With polls putting the outcome on a knife-edge, Zeman’s challenger Jiri Drahos says he has been smeared as a paedophile, communist collaborator and pro-immigrant elitist with ties to Angela Merkel. The accusations could reverse the slight edge Drahos is currently enjoying as the pair head into the ballot, which is held today and tomorrow.

A fortnight ago 73-year-old Zeman, who became the Czech Republic’s first directly elected president in 2013, finished ahead of Drahos in a first-round election featuring nine contenders.

While Zeman fell short of the absolute majority needed for re-election most of the other candidates threw their weight behind Drahos, helping him to pull ahead.

A poll for the newspaper Mlada fronta Dnes showed 47 percent of voters backed Drahos while 43 per cent supported Zeman.

It is the remaining 10 per cent of undecided respondents who actually vote who will be the decisive force in the election, which is seen by many as a choice between two futures for the country; between the pro-western liberalism of the sober-mannered Drahos and the blunt, anti-immigration, pro-Russian populism of Zeman.

Online criticism of Drahos has left the 68-year-old academic complaining of “low blows” and hinting at interference from Moscow to help Zeman, who was the country’s prime minister from 1998 to 2002.

Drahos, who finished the first round of the race with 26.6 per cent of the vote is running on a moderate centrist platform, and is generally pro-European and supportive of Nato. In recent days he says he says he has been falsely alleged to be a child sex offender; that his campaign is funded from abroad by a “globalist” elite and that he was a collaborator with the secret police during the country’s communist era.

Dravos says he has an officially approved certificate clearing him of the latter claim.

Potentially most damaging for Drahos’ electoral chances are the allegations from Zeman and his supporters linking him to support for immigration – a controversial accusation in a country where there is much suspicion of immigrants.

Adverts funded by a group called Friends of Milos Zeman read: “Stop immigrants and Drahos!
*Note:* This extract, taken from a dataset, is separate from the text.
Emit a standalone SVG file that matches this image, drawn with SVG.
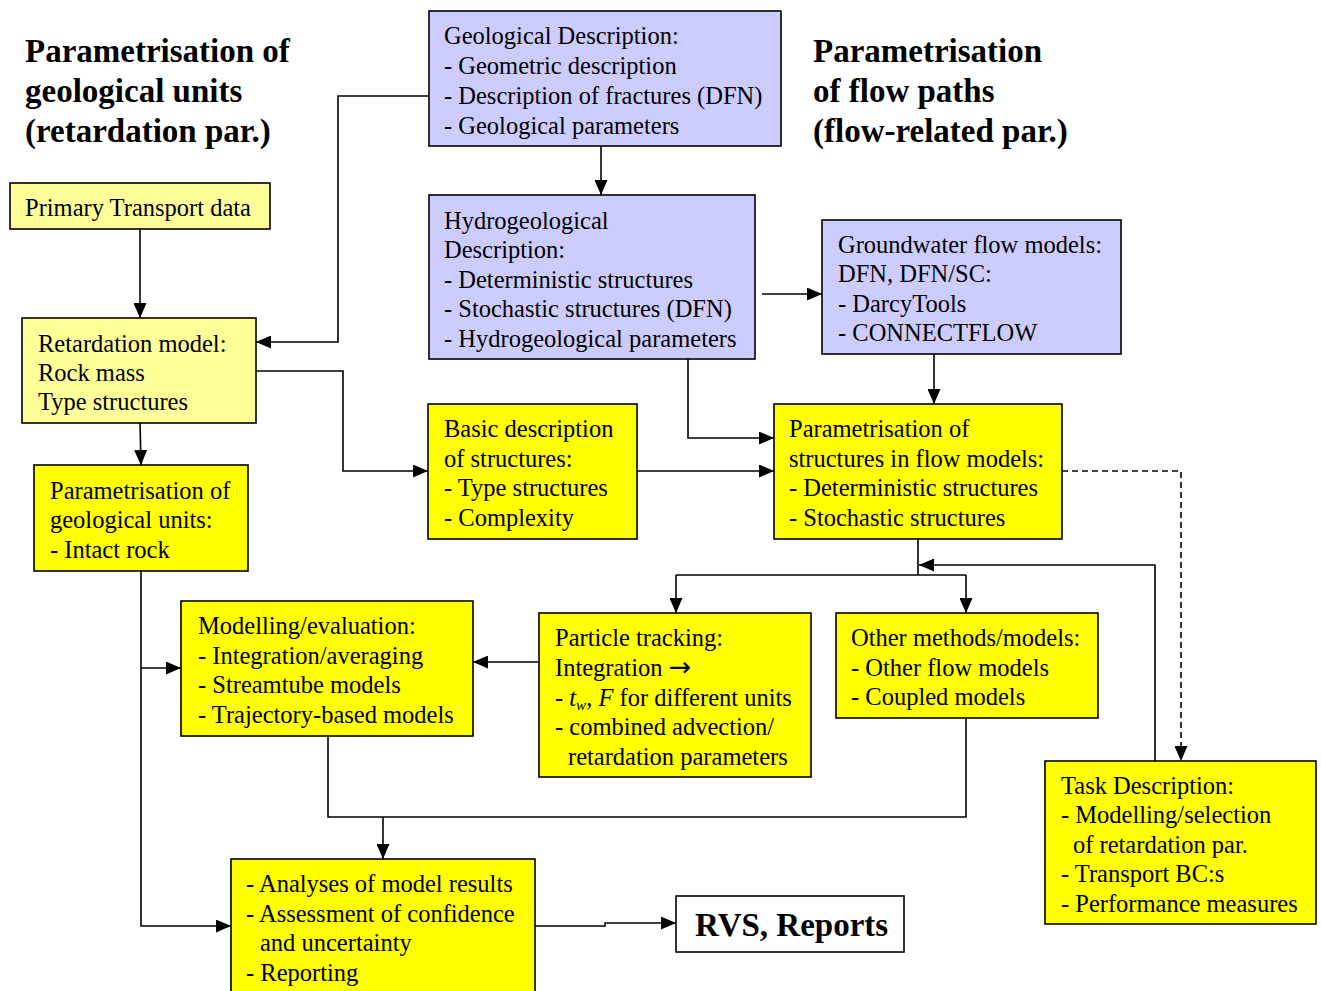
<svg xmlns="http://www.w3.org/2000/svg" width="1321" height="991" viewBox="0 0 1321 991">
  <style>
    text { font-family: "Liberation Serif", "Times New Roman", serif; fill: #000; }
    .t { font-size: 24.5px; }
    .h { font-size: 33px; font-weight: bold; }
    .box { stroke: #000; stroke-width: 1.6; }
    .blue { fill: #ccccff; }
    .pale { fill: #ffff99; }
    .yel { fill: #ffff00; }
    .wht { fill: #ffffff; }
    .ln { fill: none; stroke: #000; stroke-width: 1.6; }
    .dash { stroke-dasharray: 6 4; }
  </style>
  <defs>
    <marker id="arr" viewBox="0 0 15 13" refX="15" refY="6.5" markerWidth="15" markerHeight="13" markerUnits="userSpaceOnUse" orient="auto">
      <path d="M0,0 L15,6.5 L0,13 Z" fill="#000"/>
    </marker>
  </defs>
  <rect width="1321" height="991" fill="#ffffff"/>

  <!-- headings -->
  <g id="heading-left">
    <text class="h" x="25" y="62">Parametrisation of</text>
    <text class="h" x="25" y="102">geological units</text>
    <text class="h" x="25" y="142">(retardation par.)</text>
  </g>
  <g id="heading-right">
    <text class="h" x="813" y="62">Parametrisation</text>
    <text class="h" x="813" y="102">of flow paths</text>
    <text class="h" x="813" y="142">(flow-related par.)</text>
  </g>

  <!-- connectors -->
  <g id="connectors">
    <polyline class="ln" points="429,96 338,96 338,342 256,342" marker-end="url(#arr)"/>
    <polyline class="ln" points="601,146 601,195" marker-end="url(#arr)"/>
    <polyline class="ln" points="140,229 140,318" marker-end="url(#arr)"/>
    <polyline class="ln" points="140,423 141,465" marker-end="url(#arr)"/>
    <polyline class="ln" points="256,371 343,371 343,471 428,471" marker-end="url(#arr)"/>
    <polyline class="ln" points="762,294 822,294" marker-end="url(#arr)"/>
    <polyline class="ln" points="688,359 688,438 774,438" marker-end="url(#arr)"/>
    <polyline class="ln" points="934,354 934,404" marker-end="url(#arr)"/>
    <polyline class="ln" points="637,471 774,471" marker-end="url(#arr)"/>
    <polyline class="ln dash" points="1062,471 1181,471 1181,761" marker-end="url(#arr)"/>
    <polyline class="ln" points="918,539 918,575"/>
    <polyline class="ln" points="676,575 966,575"/>
    <polyline class="ln" points="676,575 676,613" marker-end="url(#arr)"/>
    <polyline class="ln" points="966,575 966,613" marker-end="url(#arr)"/>
    <polyline class="ln" points="1155,761 1155,565 919,565" marker-end="url(#arr)"/>
    <polyline class="ln" points="539,662 473,662" marker-end="url(#arr)"/>
    <polyline class="ln" points="141,571 141,926 231,926" marker-end="url(#arr)"/>
    <polyline class="ln" points="141,668 181,668" marker-end="url(#arr)"/>
    <polyline class="ln" points="328,736 328,817 966,817 966,718"/>
    <polyline class="ln" points="383,817 383,859" marker-end="url(#arr)"/>
    <polyline class="ln" points="535,926 605,926 605,923 676,923" marker-end="url(#arr)"/>
  </g>

  <!-- nodes -->
  <g id="geological-description">
    <rect class="box blue" x="429" y="11" width="352" height="135"/>
    <text class="t" x="444" y="44">Geological Description:</text>
    <text class="t" x="444" y="74">- Geometric description</text>
    <text class="t" x="444" y="104">- Description of fractures (DFN)</text>
    <text class="t" x="444" y="134">- Geological parameters</text>
  </g>

  <g id="primary-transport-data">
    <rect class="box pale" x="10" y="183" width="260" height="46"/>
    <text class="t" x="25" y="216">Primary Transport data</text>
  </g>

  <g id="retardation-model">
    <rect class="box pale" x="22" y="318" width="234" height="105"/>
    <text class="t" x="38" y="352">Retardation model:</text>
    <text class="t" x="38" y="381">Rock mass</text>
    <text class="t" x="38" y="410">Type structures</text>
  </g>

  <g id="geological-units">
    <rect class="box yel" x="34" y="465" width="214" height="106"/>
    <text class="t" x="50" y="499">Parametrisation of</text>
    <text class="t" x="50" y="528">geological units:</text>
    <text class="t" x="50" y="558">- Intact rock</text>
  </g>

  <g id="hydrogeological-description">
    <rect class="box blue" x="429" y="195" width="326" height="164"/>
    <text class="t" x="444" y="229">Hydrogeological</text>
    <text class="t" x="444" y="258">Description:</text>
    <text class="t" x="444" y="288">- Deterministic structures</text>
    <text class="t" x="444" y="317">- Stochastic structures (DFN)</text>
    <text class="t" x="444" y="347">- Hydrogeological parameters</text>
  </g>

  <g id="groundwater-flow-models">
    <rect class="box blue" x="822" y="220" width="299" height="134"/>
    <text class="t" x="838" y="253">Groundwater flow models:</text>
    <text class="t" x="838" y="282">DFN, DFN/SC:</text>
    <text class="t" x="838" y="312">- DarcyTools</text>
    <text class="t" x="838" y="341">- CONNECTFLOW</text>
  </g>

  <g id="basic-description">
    <rect class="box yel" x="428" y="404" width="209" height="135"/>
    <text class="t" x="444" y="437">Basic description</text>
    <text class="t" x="444" y="467">of structures:</text>
    <text class="t" x="444" y="496">- Type structures</text>
    <text class="t" x="444" y="526">- Complexity</text>
  </g>

  <g id="structures-in-flow-models">
    <rect class="box yel" x="774" y="404" width="288" height="135"/>
    <text class="t" x="789" y="437">Parametrisation of</text>
    <text class="t" x="789" y="467">structures in flow models:</text>
    <text class="t" x="789" y="496">- Deterministic structures</text>
    <text class="t" x="789" y="526">- Stochastic structures</text>
  </g>

  <g id="modelling-evaluation">
    <rect class="box yel" x="181" y="601" width="292" height="135"/>
    <text class="t" x="198" y="634">Modelling/evaluation:</text>
    <text class="t" x="198" y="664">- Integration/averaging</text>
    <text class="t" x="198" y="693">- Streamtube models</text>
    <text class="t" x="198" y="723">- Trajectory-based models</text>
  </g>

  <g id="particle-tracking">
    <rect class="box yel" x="539" y="613" width="272" height="164"/>
    <text class="t" x="555" y="646">Particle tracking:</text>
    <text class="t" x="555" y="676">Integration <tspan font-family="DejaVu Sans, sans-serif" font-size="27">→</tspan></text>
    <text class="t" x="555" y="706">- <tspan font-style="italic">t</tspan><tspan font-style="italic" font-size="15" dy="4">w</tspan><tspan dy="-4">, </tspan><tspan font-style="italic">F</tspan> for different units</text>
    <text class="t" x="555" y="735">- combined advection/</text>
    <text class="t" x="568" y="765">retardation parameters</text>
  </g>

  <g id="other-methods">
    <rect class="box yel" x="836" y="613" width="262" height="105"/>
    <text class="t" x="851" y="646">Other methods/models:</text>
    <text class="t" x="851" y="676">- Other flow models</text>
    <text class="t" x="851" y="705">- Coupled models</text>
  </g>

  <g id="task-description">
    <rect class="box yel" x="1045" y="761" width="271" height="163"/>
    <text class="t" x="1061" y="794">Task Description:</text>
    <text class="t" x="1061" y="823">- Modelling/selection</text>
    <text class="t" x="1073" y="853">of retardation par.</text>
    <text class="t" x="1061" y="882">- Transport BC:s</text>
    <text class="t" x="1061" y="912">- Performance measures</text>
  </g>

  <g id="analyses">
    <rect class="box yel" x="231" y="859" width="304" height="140"/>
    <text class="t" x="246" y="892">- Analyses of model results</text>
    <text class="t" x="246" y="922">- Assessment of confidence</text>
    <text class="t" x="260" y="951">and uncertainty</text>
    <text class="t" x="246" y="981">- Reporting</text>
  </g>

  <g id="rvs-reports">
    <rect class="box wht" x="676" y="896" width="228" height="56"/>
    <text x="695" y="936" font-size="33" font-weight="bold">RVS, Reports</text>
  </g>
</svg>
This country is ours.”

Though Drahos has distanced himself from the more extreme postures adopted by Zeman, the advert is at odds with his public opposition to the EU’s migrant quota relocation scheme.

The intense atmosphere is at odds with the status of the presidency in the Czech Republic, which is mostly ceremonial.

However, due to the current uncertainty over the future of the government led by prime minister Andrej Babis, a billionaire businessman facing fraud charges, whoever wins the presidency could have a decisive influence on the direction of the country.

Babis faces prosecution for allegedly fraudulently obtaining EU funds for one of his businesses.

Zeman has said he will reappoint Babis whatever the result of the election on March 8.

Meanwhile Drahos, co-author of 14 patents and winner of the country’s medal of merit for his scientific work, says the prime minister should not be someone facing criminal charges.

Kremlin Watch, run by the Prague-based thinktank European Values says more than 30 websites it says share an ideological stance with Vladimir Putin have been making allegations against Drahos.